*Goal*: Tally the lines that contain "Python" and report the total alone.

*Records to use*:
════════════════
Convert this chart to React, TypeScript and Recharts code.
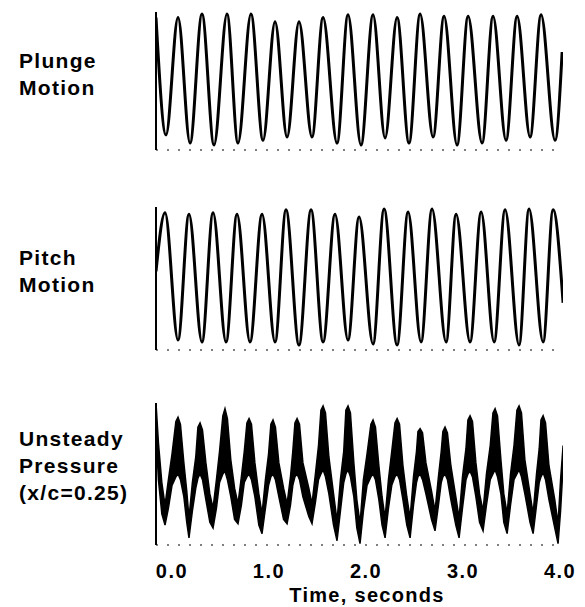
════════════════
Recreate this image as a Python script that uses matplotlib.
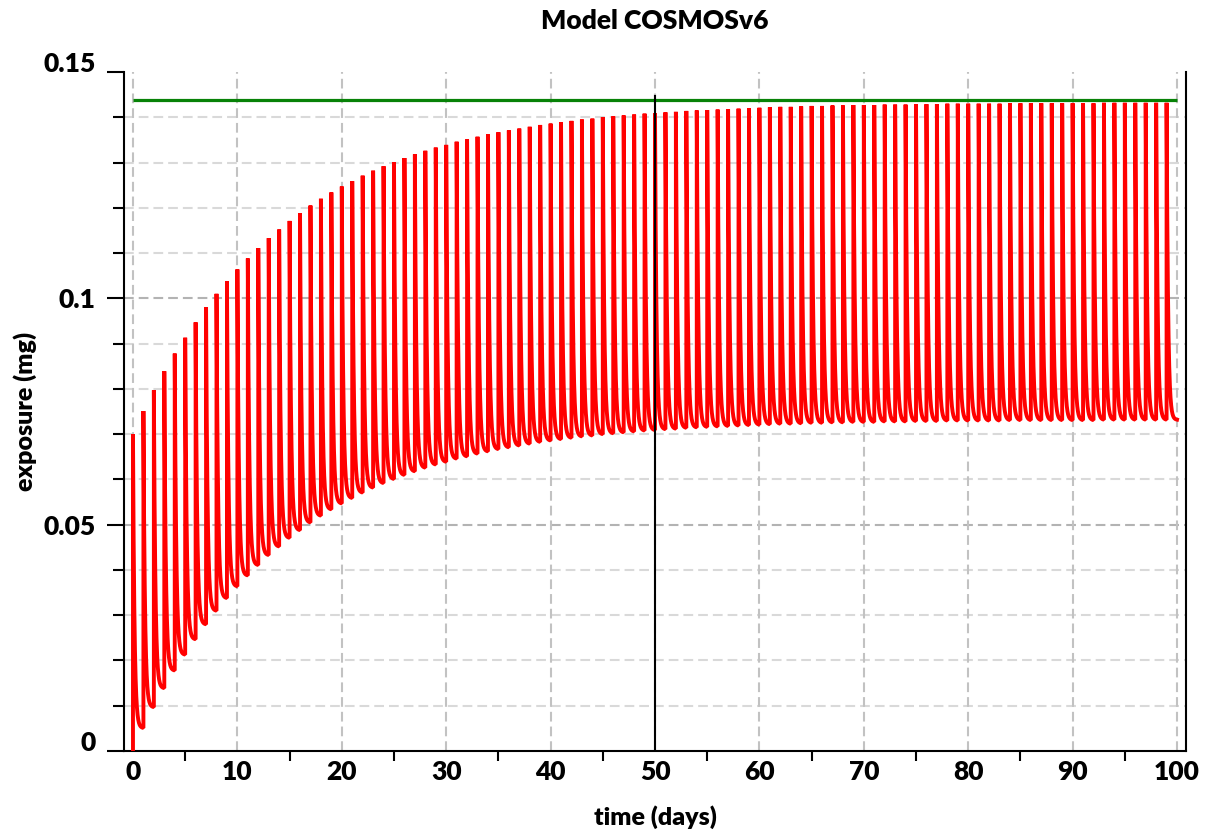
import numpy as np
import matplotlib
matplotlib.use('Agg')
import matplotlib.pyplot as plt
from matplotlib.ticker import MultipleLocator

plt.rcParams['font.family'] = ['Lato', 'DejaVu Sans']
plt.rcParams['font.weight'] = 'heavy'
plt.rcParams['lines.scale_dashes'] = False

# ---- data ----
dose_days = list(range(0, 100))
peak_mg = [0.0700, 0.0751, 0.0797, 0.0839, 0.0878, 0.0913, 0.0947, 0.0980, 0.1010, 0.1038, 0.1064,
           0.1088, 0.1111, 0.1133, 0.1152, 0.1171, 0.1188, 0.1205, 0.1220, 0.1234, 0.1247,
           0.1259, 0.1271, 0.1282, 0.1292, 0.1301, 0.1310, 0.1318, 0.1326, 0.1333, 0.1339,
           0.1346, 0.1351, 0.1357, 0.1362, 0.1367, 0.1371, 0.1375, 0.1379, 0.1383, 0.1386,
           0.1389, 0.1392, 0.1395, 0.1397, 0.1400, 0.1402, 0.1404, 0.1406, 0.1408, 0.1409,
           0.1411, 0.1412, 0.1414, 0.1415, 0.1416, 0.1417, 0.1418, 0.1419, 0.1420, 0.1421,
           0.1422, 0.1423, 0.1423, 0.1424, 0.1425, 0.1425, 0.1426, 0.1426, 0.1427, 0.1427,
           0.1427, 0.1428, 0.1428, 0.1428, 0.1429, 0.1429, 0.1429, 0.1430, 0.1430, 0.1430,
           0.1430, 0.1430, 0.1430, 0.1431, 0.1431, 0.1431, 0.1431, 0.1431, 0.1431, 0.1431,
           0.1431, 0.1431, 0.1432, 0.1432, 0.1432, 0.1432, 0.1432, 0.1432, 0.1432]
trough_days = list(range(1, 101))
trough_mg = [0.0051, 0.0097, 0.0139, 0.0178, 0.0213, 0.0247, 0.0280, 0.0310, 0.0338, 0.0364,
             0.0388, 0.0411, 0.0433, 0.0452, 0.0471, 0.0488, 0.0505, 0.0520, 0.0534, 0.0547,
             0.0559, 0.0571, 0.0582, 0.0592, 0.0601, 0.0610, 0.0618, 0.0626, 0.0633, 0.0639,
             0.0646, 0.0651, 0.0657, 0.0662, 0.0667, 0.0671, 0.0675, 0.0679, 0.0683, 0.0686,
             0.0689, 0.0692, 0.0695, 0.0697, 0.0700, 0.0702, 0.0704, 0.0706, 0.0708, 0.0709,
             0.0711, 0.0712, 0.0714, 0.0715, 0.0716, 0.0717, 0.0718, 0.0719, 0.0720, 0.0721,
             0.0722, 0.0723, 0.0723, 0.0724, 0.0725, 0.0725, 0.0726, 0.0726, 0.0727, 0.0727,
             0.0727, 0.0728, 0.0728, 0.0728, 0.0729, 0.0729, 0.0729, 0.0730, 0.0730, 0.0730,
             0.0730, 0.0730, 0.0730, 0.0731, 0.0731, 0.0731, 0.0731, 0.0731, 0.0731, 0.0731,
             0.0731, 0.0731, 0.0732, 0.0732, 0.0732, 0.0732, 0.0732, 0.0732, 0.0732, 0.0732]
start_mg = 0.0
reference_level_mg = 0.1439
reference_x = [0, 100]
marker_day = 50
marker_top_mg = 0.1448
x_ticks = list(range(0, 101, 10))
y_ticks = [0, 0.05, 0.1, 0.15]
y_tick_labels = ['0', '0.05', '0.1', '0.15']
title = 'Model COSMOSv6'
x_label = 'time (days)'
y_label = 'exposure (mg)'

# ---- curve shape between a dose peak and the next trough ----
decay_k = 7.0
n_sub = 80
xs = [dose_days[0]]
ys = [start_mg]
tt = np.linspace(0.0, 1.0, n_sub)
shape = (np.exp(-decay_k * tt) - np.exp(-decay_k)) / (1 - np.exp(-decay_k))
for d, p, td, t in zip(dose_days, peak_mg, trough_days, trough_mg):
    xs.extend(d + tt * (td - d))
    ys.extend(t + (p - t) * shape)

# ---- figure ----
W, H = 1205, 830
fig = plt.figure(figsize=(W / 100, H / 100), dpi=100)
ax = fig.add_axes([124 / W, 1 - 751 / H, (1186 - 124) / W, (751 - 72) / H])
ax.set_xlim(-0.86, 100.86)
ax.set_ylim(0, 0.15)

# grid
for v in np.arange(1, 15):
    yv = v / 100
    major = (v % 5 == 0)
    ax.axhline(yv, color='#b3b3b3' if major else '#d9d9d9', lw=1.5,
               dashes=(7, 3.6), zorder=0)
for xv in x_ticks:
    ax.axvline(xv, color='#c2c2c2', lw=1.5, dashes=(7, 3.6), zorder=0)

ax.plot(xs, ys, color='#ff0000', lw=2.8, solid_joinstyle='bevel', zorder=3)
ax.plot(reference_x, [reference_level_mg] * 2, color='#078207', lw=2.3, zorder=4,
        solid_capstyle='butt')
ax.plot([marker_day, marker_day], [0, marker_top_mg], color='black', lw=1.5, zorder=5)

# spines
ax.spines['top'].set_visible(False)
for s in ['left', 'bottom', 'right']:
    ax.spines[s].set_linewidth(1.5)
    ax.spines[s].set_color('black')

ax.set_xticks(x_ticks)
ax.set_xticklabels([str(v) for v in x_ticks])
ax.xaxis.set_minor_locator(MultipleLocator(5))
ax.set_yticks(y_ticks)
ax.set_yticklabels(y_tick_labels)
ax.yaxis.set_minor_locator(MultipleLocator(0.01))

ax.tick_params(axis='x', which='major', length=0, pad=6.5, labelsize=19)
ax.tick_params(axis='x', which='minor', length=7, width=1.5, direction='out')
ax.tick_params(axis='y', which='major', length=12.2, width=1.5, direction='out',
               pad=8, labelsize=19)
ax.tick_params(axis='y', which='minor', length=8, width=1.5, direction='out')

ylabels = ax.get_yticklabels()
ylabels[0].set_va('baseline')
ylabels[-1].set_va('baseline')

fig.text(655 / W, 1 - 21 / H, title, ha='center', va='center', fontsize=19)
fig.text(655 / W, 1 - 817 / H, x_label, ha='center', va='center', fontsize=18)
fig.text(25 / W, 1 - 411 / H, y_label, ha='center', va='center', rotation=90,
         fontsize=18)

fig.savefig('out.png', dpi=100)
════════════════
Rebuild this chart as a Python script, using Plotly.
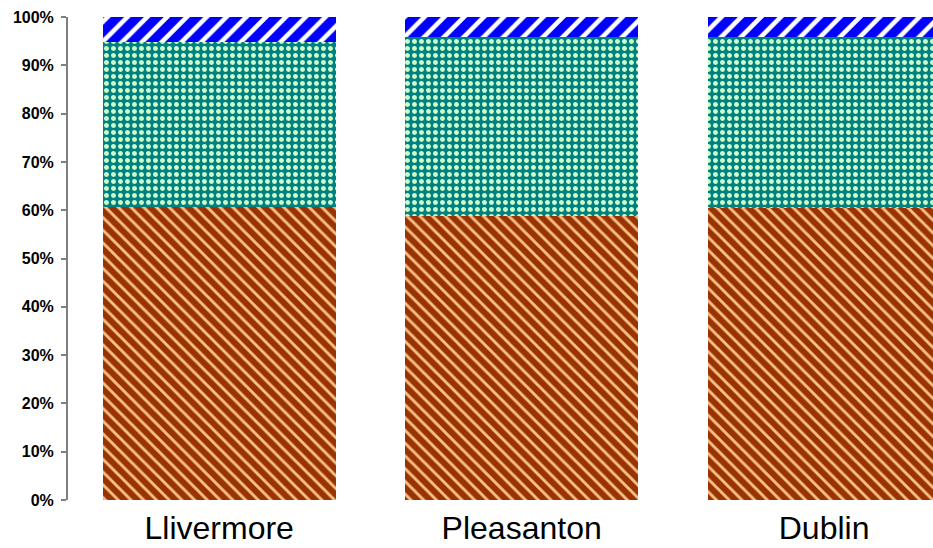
════════════════
*Finished task*: 2